On a phone, the process was more convenient but also more chaotic. It was perfect for quick sharing, especially when the video already lived in my camera roll. I could turn a funny clip into a GIF while standing in line, sitting on a couch, or pretending to listen during a boring meeting. But editing on a small screen made me less precise. I also noticed that I was more likely to keep unnecessary seconds in the clip because trimming with a finger is not exactly surgical work.
Using a tablet surprised me in a good way. It felt like the sweet spot between casual and serious. The larger screen helped with trimming, but the touch interface still felt fast and low-pressure. If I were traveling or working away from my desk, I would happily use a tablet for most GIF tasks. It especially shines when you want a browser-based tool without dealing with the cramped feel of a phone.

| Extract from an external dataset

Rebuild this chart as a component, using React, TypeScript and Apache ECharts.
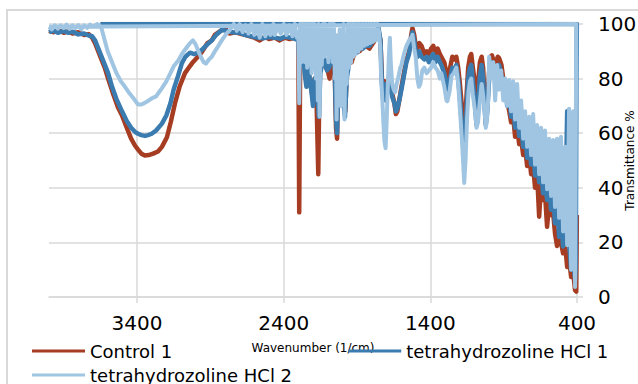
import React, { useEffect, useRef } from 'react';
import * as echarts from 'echarts';

const seriesNames = ['Control 1', 'tetrahydrozoline HCl 1', 'tetrahydrozoline HCl 2'];
const seriesColors = ['#a63c22', '#3a7bb0', '#9fc5e2'];

// [wavenumber (1/cm), transmittance %]
const control1: number[][] = [
  [4000, 97.5], [3970, 97], [3940, 97.8], [3900, 96.8], [3870, 97.3], [3840, 96.5], [3800, 97], [3760, 96], [3730, 96.3], [3706, 95],
  [3686, 93], [3650, 88], [3620, 84], [3597, 80], [3560, 74], [3530, 69.5], [3502, 66.5], [3470, 62], [3440, 58], [3414, 55.5],
  [3393, 54], [3370, 52.5], [3346, 51.8], [3320, 52], [3290, 52.5], [3257, 53.3], [3230, 55], [3196, 58.5], [3170, 64], [3141, 71],
  [3110, 77], [3073, 82], [3040, 84.5], [3019, 86], [2985, 88], [2958, 89.7], [2920, 93], [2890, 94], [2869, 96], [2830, 97.5], [2801, 98.5],
  [2770, 96.5], [2730, 97], [2700, 96.5], [2665, 96], [2630, 95.5], [2600, 95], [2563, 94], [2530, 95.3], [2500, 94.5], [2461, 95],
  [2430, 94], [2393, 95], [2360, 94.5], [2325, 95], [2300, 94], [2294, 31], [2287, 92], [2271, 90], [2257, 86], [2240, 84], [2223, 80],
  [2205, 74], [2189, 80], [2175, 70], [2164, 45], [2155, 84], [2142, 87], [2121, 85], [2100, 83], [2087, 80], [2070, 87], [2053, 85],
  [2043, 62], [2036, 58], [2028, 78], [2019, 72], [2005, 84], [1990, 70], [1980, 68], [1970, 82], [1950, 87], [1937, 86], [1920, 89],
  [1900, 90], [1883, 90], [1860, 91.5], [1840, 92], [1815, 91], [1790, 93], [1770, 95], [1755, 98], [1740, 94], [1730, 80], [1720, 74],
  [1713, 79], [1705, 73], [1699, 76], [1685, 80], [1670, 77], [1658, 74], [1645, 71], [1635, 67], [1625, 68], [1612, 72], [1597, 77],
  [1580, 82], [1563, 86.8], [1545, 90], [1530, 96], [1522, 98.5], [1510, 96], [1500, 92], [1488, 91], [1475, 93], [1460, 92], [1441, 89],
  [1425, 90], [1410, 89], [1395, 91], [1380, 92], [1365, 89], [1350, 91], [1335, 89], [1325, 88], [1305, 86], [1290, 82], [1284, 80],
  [1265, 84], [1250, 88], [1235, 87], [1223, 88], [1210, 84], [1200, 79], [1185, 70], [1172, 62], [1165, 62], [1155, 72], [1142, 84],
  [1130, 88], [1121, 89], [1110, 84], [1095, 78], [1085, 73], [1075, 78], [1062, 86], [1050, 88], [1040, 84], [1030, 72], [1022, 64],
  [1012, 70], [1000, 82], [990, 88], [980, 88.5], [965, 86], [951, 86], [940, 88], [931, 87.5], [915, 85], [903, 80],
  [890, 78], [876, 72], [862, 68], [849, 64], [835, 66], [822, 58.7], [808, 62], [794, 56], [781, 58], [767, 52], [754, 55], [740, 48],
  [726, 52], [713, 45], [699, 48], [686, 40], [672, 45], [658, 29.4], [645, 41], [631, 35.5], [618, 38], [604, 25.7], [590, 34], [577, 30],
  [563, 31], [550, 23.3], [536, 18.7], [522, 24], [509, 20], [495, 16], [481, 19], [467, 11], [454, 14], [440, 7.3], [426, 9], [413, 2.5],
  [405, 2], [401, 30],
];

const hcl1: number[][] = [
  [4000, 97], [3970, 97.6], [3940, 96.8], [3900, 97.5], [3870, 96.8], [3840, 97.2], [3800, 96.2], [3760, 96.5], [3730, 95.8], [3706, 95.5],
  [3686, 94], [3660, 90.5], [3630, 86.5], [3597, 82], [3570, 77], [3540, 72.5], [3502, 68], [3470, 64.5], [3440, 62], [3414, 60.5],
  [3393, 59.8], [3370, 59.3], [3346, 59], [3325, 59.3], [3300, 59.8], [3270, 61], [3230, 63.5], [3200, 66.5], [3172, 71], [3150, 76],
  [3120, 81], [3094, 85.7], [3070, 88], [3039, 89.5], [3010, 89], [2985, 89.5], [2958, 90.5], [2920, 92.5], [2890, 94], [2860, 96],
  [2822, 97.8], [2790, 97.5],
  [2750, 97], [2700, 96.8], [2665, 96], [2620, 95.5], [2580, 95], [2540, 94.8], [2500, 95.2], [2460, 95], [2420, 94.6], [2393, 95.3],
  [2350, 95], [2320, 94.5], [2300, 94], [2293, 86], [2287, 93], [2275, 85], [2265, 88], [2257, 82], [2245, 77], [2235, 87], [2223, 80],
  [2210, 75], [2200, 70], [2189, 80], [2175, 76], [2165, 70], [2160, 66], [2150, 82], [2135, 86], [2121, 87], [2105, 83], [2090, 84],
  [2070, 88], [2053, 86], [2043, 65], [2036, 60], [2028, 78], [2015, 72], [2005, 82], [1990, 70], [1982, 66], [1970, 80], [1950, 87],
  [1937, 88], [1920, 90], [1900, 89.5], [1883, 91], [1860, 91], [1840, 92], [1815, 92], [1790, 94], [1770, 96], [1755, 99], [1740, 94],
  [1730, 78], [1720, 73], [1713, 78], [1705, 72], [1699, 74], [1685, 79], [1670, 76], [1658, 73], [1645, 71], [1635, 68], [1625, 69],
  [1612, 72], [1597, 76], [1580, 81], [1563, 86], [1545, 89], [1530, 95], [1522, 97], [1510, 94], [1500, 90], [1488, 88], [1475, 90],
  [1460, 88], [1441, 87], [1425, 88], [1410, 86], [1395, 88], [1380, 89], [1365, 86], [1350, 88], [1335, 86], [1325, 85], [1305, 82],
  [1290, 78], [1284, 76], [1265, 80], [1250, 84], [1235, 83], [1223, 85], [1210, 80], [1200, 74], [1185, 63], [1172, 52], [1165, 55],
  [1155, 66], [1142, 80], [1130, 84], [1121, 85], [1110, 79], [1095, 70], [1085, 63], [1075, 70], [1062, 81], [1050, 85], [1040, 80],
  [1030, 70], [1022, 63], [1012, 68], [1000, 79], [990, 85], [980, 86], [965, 83], [951, 81], [940, 84], [931, 85], [915, 81], [903, 79],
  [890, 78], [876, 70], [862, 73], [849, 66], [835, 70], [822, 62], [808, 67], [794, 59], [781, 63], [767, 55], [754, 60], [740, 51],
  [726, 56], [713, 48.5], [699, 54], [686, 44.5], [672, 50], [658, 42], [645, 47], [631, 38], [618, 44], [604, 35.5], [590, 42], [577, 32],
  [563, 38], [550, 27], [536, 35], [522, 22], [509, 30], [495, 18.5], [481, 26], [467, 68], [454, 20], [440, 10], [426, 14], [413, 6],
  [408, 12], [404, 80], [401, 100], [3650, 100],
];

const hcl2: number[][] = [
  [4000, 99], [3980, 98], [3960, 99.5], [3940, 98.3], [3920, 99.5], [3900, 98.5], [3880, 99.8], [3860, 98.2], [3840, 99.5], [3820, 98.5],
  [3800, 99.6], [3780, 98], [3760, 99.5], [3740, 98.6], [3720, 99.8], [3700, 99], [3670, 100], [3645, 99], [3630, 96], [3600, 90],
  [3570, 86], [3540, 82], [3510, 79], [3482, 77], [3450, 74.5], [3420, 72.5], [3393, 70.5], [3370, 70.5], [3350, 71], [3320, 72],
  [3298, 72.8], [3270, 73.5], [3250, 75], [3230, 76.5], [3200, 79], [3172, 82], [3150, 84.5], [3120, 86.5], [3094, 89], [3060, 91.5],
  [3039, 93], [3019, 94], [3000, 92.5], [2985, 90.5], [2965, 88], [2945, 86], [2930, 85.5], [2910, 87], [2890, 88], [2869, 90],
  [2845, 92], [2822, 94], [2790, 96.5], [2767, 97.8],
  [2740, 100], [2720, 97.5], [2700, 100], [2680, 97], [2660, 99.5], [2640, 96.5], [2620, 100], [2600, 96], [2580, 99], [2563, 95],
  [2545, 100], [2525, 95.5], [2505, 99], [2490, 96], [2470, 100], [2461, 96], [2440, 99], [2420, 96.5], [2400, 100], [2380, 96],
  [2360, 99.5], [2340, 95.5], [2325, 100], [2310, 95], [2300, 97], [2294, 71], [2288, 100],
  [2280, 86], [2275, 100], [2268, 87], [2262, 100], [2255, 86], [2248, 100], [2240, 84], [2232, 100], [2225, 85], [2218, 100],
  [2210, 82], [2203, 100], [2196, 84], [2189, 100], [2180, 80], [2172, 99], [2167, 72], [2162, 100], [2155, 66], [2148, 98],
  [2140, 85], [2132, 100], [2125, 88], [2118, 100], [2110, 89], [2103, 98], [2095, 86], [2088, 100], [2080, 88], [2072, 100],
  [2065, 86], [2058, 100], [2050, 80], [2044, 96], [2039, 65], [2032, 95], [2025, 75], [2018, 98], [2012, 70], [2005, 96],
  [1998, 77], [1992, 100], [1985, 65], [1978, 96], [1970, 78], [1962, 100], [1955, 84], [1948, 100], [1940, 86], [1932, 100],
  [1925, 88], [1918, 100], [1910, 89], [1900, 100], [1890, 90], [1880, 100], [1870, 91], [1860, 100], [1850, 92], [1840, 100],
  [1830, 92.5], [1820, 100], [1810, 93], [1800, 100], [1790, 93.5], [1780, 100], [1770, 94], [1760, 100], [1750, 97],
  [1742, 92], [1735, 80], [1728, 73], [1720, 64], [1713, 57], [1705, 54.5], [1698, 64], [1690, 77], [1683, 88], [1676, 95],
  [1670, 86], [1660, 78], [1650, 76], [1640, 75], [1630, 78], [1620, 80], [1605, 84], [1597, 85], [1580, 89], [1563, 92],
  [1545, 94], [1530, 95], [1522, 96], [1510, 91], [1500, 88], [1488, 80], [1478, 77], [1468, 78], [1455, 83], [1441, 84],
  [1425, 82], [1410, 83], [1395, 84], [1380, 86], [1365, 84], [1350, 83], [1335, 80], [1325, 82], [1305, 77], [1290, 72],
  [1284, 71.7], [1270, 75], [1255, 81], [1240, 82], [1223, 84], [1210, 78], [1200, 70], [1185, 58], [1175, 48], [1169, 41.8],
  [1160, 50], [1150, 65], [1140, 75], [1130, 79], [1121, 80], [1110, 74], [1095, 68], [1085, 62], [1075, 64], [1062, 72],
  [1050, 78], [1040, 74], [1030, 68], [1022, 62], [1012, 66], [1003, 75],
  [999, 88], [985, 80], [971, 86], [958, 72], [944, 85], [931, 76], [917, 83], [903, 72], [890, 80], [876, 70], [862, 79.5],
  [849, 68], [835, 79], [822, 65], [808, 78], [794, 62], [781, 72], [767, 58], [754, 68], [740, 55], [726, 66], [713, 52],
  [699, 67], [686, 48.5], [672, 63], [658, 45], [645, 62], [631, 42], [618, 61], [604, 39.5], [590, 58], [577, 37], [563, 57.5],
  [550, 33], [536, 58], [522, 29], [509, 58.7], [495, 24], [481, 55], [467, 19], [454, 69], [440, 10], [426, 68], [413, 3.7],
  [408, 60], [405, 100], [4000, 99],
];

const seriesData = [control1, hcl1, hcl2];
const seriesWidths = [4.5, 4.5, 4];

export default function App() {
  const ref = useRef<HTMLDivElement>(null);
  useEffect(() => {
    if (!ref.current) return;
    const chart = echarts.init(ref.current, null, { renderer: 'svg' });
    const font = 'DejaVu Sans';
    const grey = '#d9d9d9';
    chart.setOption({
      animation: false,
      graphic: [
        {
          type: 'rect',
          silent: true,
          z: -10,
          shape: { x: 7, y: 10, width: 700, height: 500 },
          style: { fill: 'none', stroke: grey, lineWidth: 2 },
        },
      ],
      grid: { left: 49, right: 61, top: 24, bottom: 87, containLabel: false, outerBoundsMode: 'none' },
      legend: [
        {
          data: [seriesNames[0], seriesNames[1]],
          left: 32,
          top: 342,
          padding: 0,
          icon: 'rect',
          itemWidth: 53,
          itemHeight: 3,
          itemGap: 176,
          textStyle: { fontFamily: font, fontSize: 18, color: '#000' },
        },
        {
          data: [seriesNames[2]],
          left: 32,
          top: 366,
          padding: 0,
          icon: 'rect',
          itemWidth: 53,
          itemHeight: 3,
          textStyle: { fontFamily: font, fontSize: 18, color: '#000' },
        },
      ],
      xAxis: {
        type: 'value',
        inverse: true,
        min: 400,
        max: 4000,
        interval: 1000,
        name: 'Wavenumber (1/cm)',
        nameLocation: 'middle',
        nameGap: 45,
        nameMoveOverlap: false,
        nameTextStyle: { fontFamily: font, fontSize: 12, color: '#000' },
        axisLine: { show: true, lineStyle: { color: grey, width: 1.5 } },
        axisTick: { show: true, length: 6, lineStyle: { color: grey, width: 1.5 } },
        axisLabel: {
          fontFamily: font,
          fontSize: 20,
          color: '#000',
          margin: 16,
          showMaxLabel: false,
          formatter: (v: number) => String(v),
        },
        splitLine: { show: true, showMaxLine: false, lineStyle: { color: grey, width: 1.5 } },
      },
      yAxis: {
        type: 'value',
        position: 'right',
        min: 0,
        max: 100,
        interval: 20,
        name: 'Transmittance %',
        nameLocation: 'middle',
        nameRotate: 90,
        nameGap: 47,
        nameMoveOverlap: false,
        nameTextStyle: { fontFamily: font, fontSize: 12, color: '#000' },
        axisLine: { show: false },
        axisTick: { show: true, length: 6, lineStyle: { color: grey, width: 1.5 } },
        axisLabel: { fontFamily: font, fontSize: 20, color: '#000', margin: 21, formatter: (v: number) => String(v) },
        splitLine: { show: true, lineStyle: { color: grey, width: 1.5 } },
      },
      series: seriesNames.map((name, i) => ({
        name,
        type: 'line',
        data: seriesData[i],
        symbol: 'none',
        showSymbol: false,
        clip: true,
        z: 2 + i,
        lineStyle: { color: seriesColors[i], width: seriesWidths[i], join: 'round' },
        itemStyle: { color: seriesColors[i] },
        emphasis: { disabled: true },
      })),
    });
    return () => chart.dispose();
  }, []);
  return <div ref={ref} style={{ position: 'absolute', left: 0, top: 0, width: 638, height: 384 }} />;
}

The biggest lesson from all three devices was that the source clip matters more than the tool. A boring video stays boring even after becoming a GIF. The best results came from clips with one obvious moment: a reaction, a movement, a transition, a visual punchline, or one quick tutorial step. Once I stopped trying to squeeze entire scenes into one file, the GIFs looked better, loaded faster, and got a lot more engagement. In other words, the secret was not “find the fanciest app.” The secret was “stop overcomplicating it and pick the good part.”
Final Thoughts
If you want the easiest way to make a GIF from a video, start with a browser-based converter on your computer. If you want speed, use your phone. If you want a comfortable middle ground, use a tablet. No matter which device you choose, the recipe stays the same: pick a short clip, trim ruthlessly, keep the frame focused, and export something that loops smoothly.
A good GIF is not just a converted video. It is a tiny piece of edited communication. It says exactly what it needs to say, then cheerfully repeats itself until someone laughs, learns something, or sends it to a friend. And honestly, that is a pretty respectable career path for a little animated file.